Brookdale senior living solutions (BKD) operates 130 retirement centers, 915 assisted living communities and 78 continuing care retirement centers (CCRCs), serving about 108,000 residents. Not only is BKD the largest senior living operator in U.S., the company doubled its revenue in the past five years, from $2.4 billion in 2011 to $4.9 billion in 2015. But neither the size nor the revenue growth increase has translated to earnings. The medical care REIT has not distributed any dividends since 2008.
Management has not retained earnings either. In each of the past five years, for every dollar of revenue, 95 cents were used to pay for operating expenses. And non-operating expenses added 50 cents, which was paid by equity and debt issuance. Your correspondent often wonders when companies choose to classify debt and financing obligations as non-operating expenses. If debt, classified as non-operating expense, is not used for the operations of the business, what is it for?

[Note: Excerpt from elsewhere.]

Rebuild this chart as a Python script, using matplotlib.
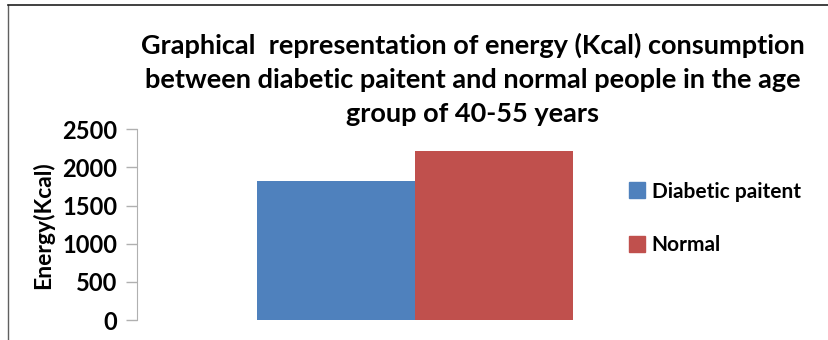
import matplotlib.pyplot as plt
from matplotlib.lines import Line2D

# energy consumption for the 40-55 age group
series = ["Diabetic paitent", "Normal"]
energy = [1820, 2220]
colors = ["#4f81bd", "#c0504d"]
yticks = [0, 500, 1000, 1500, 2000, 2500]

plt.rcParams["font.family"] = ["Lato", "DejaVu Sans"]
plt.rcParams["font.weight"] = "bold"

fig = plt.figure(figsize=(8.29, 3.40), dpi=100)
ax = fig.add_axes([137/829, 20/340, (693-137)/829, (320-129.3)/340])

w = 0.568
offsets = [-w/2, w/2]
for i in range(len(series)):
    ax.bar(offsets[i], energy[i], width=w, color=colors[i], label=series[i])

ax.set_xlim(-1, 1)
ax.set_ylim(0, 2500)
ax.set_yticks(yticks)
ax.set_xticks([])
ax.tick_params(axis="y", length=8, width=1, color="#b0b0b0", labelsize=17, pad=6)
for s in ["top", "right", "bottom"]:
    ax.spines[s].set_visible(False)
ax.spines["left"].set_color("#b0b0b0")
ax.set_ylabel("Energy(Kcal)", fontsize=16.5, fontweight="bold", labelpad=6)

fig.text(0.570, 0.905,
         "Graphical  representation of energy (Kcal) consumption\n"
         "between diabetic paitent and normal people in the age\n"
         "group of 40-55 years",
         ha="center", va="top", fontsize=19.5, fontweight="bold", linespacing=1.52)

handles = [Line2D([], [], marker="s", linestyle="", markersize=11, color=c) for c in colors]
fig.legend(handles, series, loc="upper left", bbox_to_anchor=(606/829, 1 - 163/340),
           frameon=False, fontsize=15, labelspacing=1.6, handletextpad=0.1, handlelength=1.2)

# chart border, only the top and left edges are in view
fig.add_artist(Line2D([8/829, 8/829], [0, 1 - 5/340], transform=fig.transFigure, color="#606060", lw=1))
fig.add_artist(Line2D([8/829, 1], [1 - 5/340, 1 - 5/340], transform=fig.transFigure, color="#202020", lw=1.2))

fig.savefig("out.png", dpi=100)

Perhaps, to build an empire. At the promise of future synergy benefits, economies of scale and increased operational efficiency, BKD purchased, in 2014, Emertitus Corporation, a senior living service provider operating residential style communities. Valued at $3 billion, BKD assumed $1.4 billion of Emertitus debt and exchanged $1.6 billion of its shares, notes Jason Oliva of SHN, a senior housing industry publication.